Cela dépendra de la stratégie américaine. Il se peut que Trump estime avoir gagné et souhaite clore cet épisode. Son entourage, notamment son vice-président J.D. Vance, issu de la mouvance MAGA [Make America Great Again, NDLR], est plutôt opposé aux engagements militaires. À l’origine, Trump avait été élu avec la promesse de sortir des guerres. Alors pourquoi cette intervention ? Peut-être ne voulait-il pas laisser Netanyahou récolter seul les fruits de cette escalade, ou peut-être souhaite-t-il pouvoir affirmer qu’il a mis fin au programme nucléaire iranien. Il pourrait ainsi tenter de pousser Netanyahou à stopper les frappes israéliennes dans la foulée.
Peut-on parler d’un tournant dans la posture américaine au Moyen-Orient ?
Les États-Unis parlent de désengagement depuis des années, mais ils ne se sont jamais réellement retirés : ils restent très présents sur le plan militaire, économique et stratégique. Ce qui change aujourd’hui, c’est le feu vert implicite donné à Israël. Jusqu’ici, tous les présidents américains, y compris Joe Biden, avaient empêché Israël de frapper les installations nucléaires iraniennes. Même George W. Bush avait refusé en 2005. Cette fois, c’est différent : Israël a frappé, et ce sont les États-Unis qui ont suivi.
Peut-on parler d’un nouveau cycle de guerre au Moyen-Orient, comparable aux guerres du Golfe de 1991 et 2003 ?
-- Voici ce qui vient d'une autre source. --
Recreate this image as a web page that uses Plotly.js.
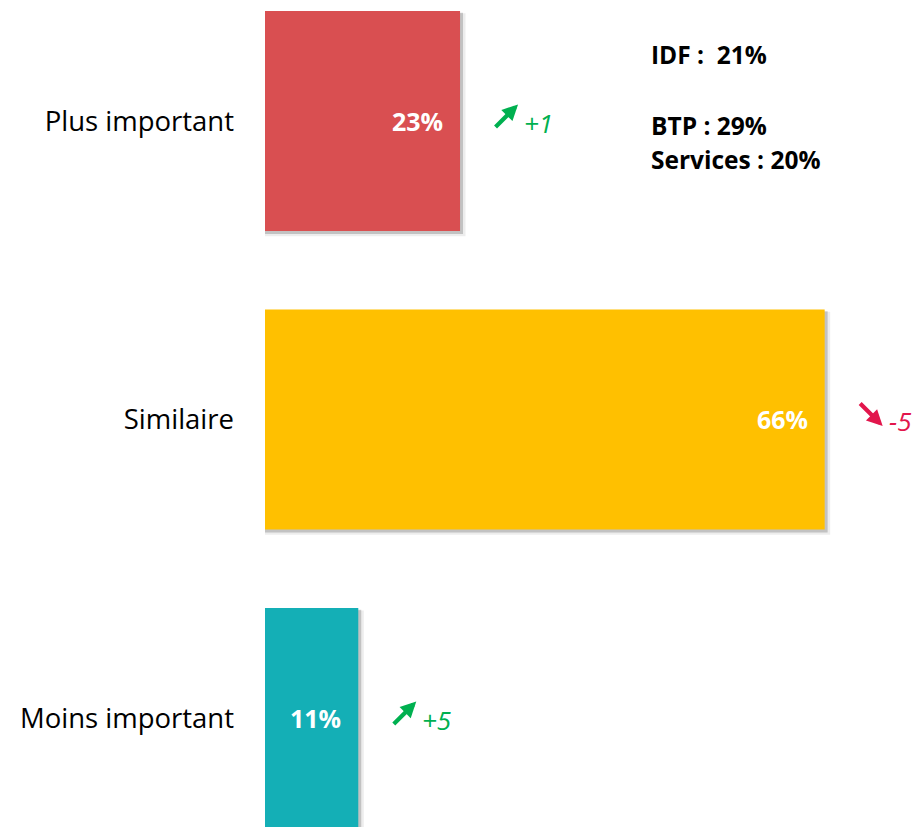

Non, car il n’y aura pas de troupes au sol. Trump a certes trahi sa promesse de ne pas engager son pays dans une guerre en bombardant l’Iran, mais il n’ira pas plus loin. Ce serait une ligne rouge que le système américain ne laisserait pas franchir.
Téhéran promet des « conséquences éternelles ». De quoi peut-il s’agir ?
Les capacités militaires iraniennes sont réduites. Le pays a utilisé une grande partie de ses missiles et beaucoup ont été détruits par Israël. Il lui reste l’option d’attentats ou d’attaques via des milices alliées, notamment en Irak, contre des bases américaines. L’Iran peut aussi lancer une campagne mondiale de dénonciation des États-Unis, les accusant de brutalité et de violation du droit international, en se positionnant comme victime de l’hégémonie américaine au service d’Israël.
L’Iran peut-il encore compter sur des alliés dans la région ?
Son réseau est très affaibli. Le régime de Bachar al-Assad est tombé, le Hezbollah est affaibli, et il n’a pas digéré le manque de soutien iranien lors des frappes massives sur ses installations. Le Hamas, lui aussi, est très affaibli. L’Iran est donc isolé. Cela dit, la Russie ne souhaite pas la chute du régime. Elle ne s’engagera sans doute pas militairement, mais elle pourrait l’aider indirectement. Quant au Pakistan, son aide est incertaine. La Chine, de son côté, reste très prudente et évite toute implication militaire.
La Russie pourrait-elle soutenir plus ouvertement l’Iran ?
Ce serait peu probable. Moscou a besoin de Téhéran, mais aussi des relations avec Washington. Idéalement, les Russes ne souhaitent pas que les frappes qui ont affaibli l’Iran fassent tomber le régime. Cela leur permettrait de conserver un allié régional et de profiter d’une hausse des prix du pétrole, bénéfique pour leur économie.
Cette crise peut-elle faire flamber le prix du pétrole ?
Oui, surtout si le détroit d’Ormuz venait à être bloqué. Les prix ont déjà augmenté, et toute aggravation ferait grimper durablement le tarif à la pompe. Les marchés réagissent toujours très vite aux tensions géopolitiques.
Assiste-t-on à un retour de la politique de la force au détriment de la négociation multilatérale ?
On ne peut pas vraiment parler de « diplomatie de la force », c’est un oxymore. On assiste bel et bien à une régression, où la force prime sur le dialogue et la coopération multilatérale.
Des négociations avec l’Iran sont-elles encore possibles ?
Non, pas dans ce contexte. L’Iran a déclaré que Trump avait « tué la diplomatie ». Ce régime refuse de négocier en position de faiblesse. Il l’a toujours dit : pas de discussions tant que les frappes se poursuivent. Un retour à la table des négociations serait perçu comme une reddition.
Quel rôle l’Europe peut-elle jouer dans cette crise ?
L’Europe est spectatrice. Elle a tenté de sauver l’accord nucléaire après le retrait américain, mais sans succès. Elle n’a pas su peser face à Trump et n’a aucune influence sur Netanyahou. Elle ne s’en donne pas les moyens et semble tétanisée par le retour de Trump.
Peut-on espérer une issue à court ou moyen terme ?
Il est difficile de l’imaginer pour l’instant. C’est une perspective très inquiétante. On sait toujours comment commencent les guerres mais jamais comment elles se terminent, ni les circonstances prévues par ceux qui les ont lancées.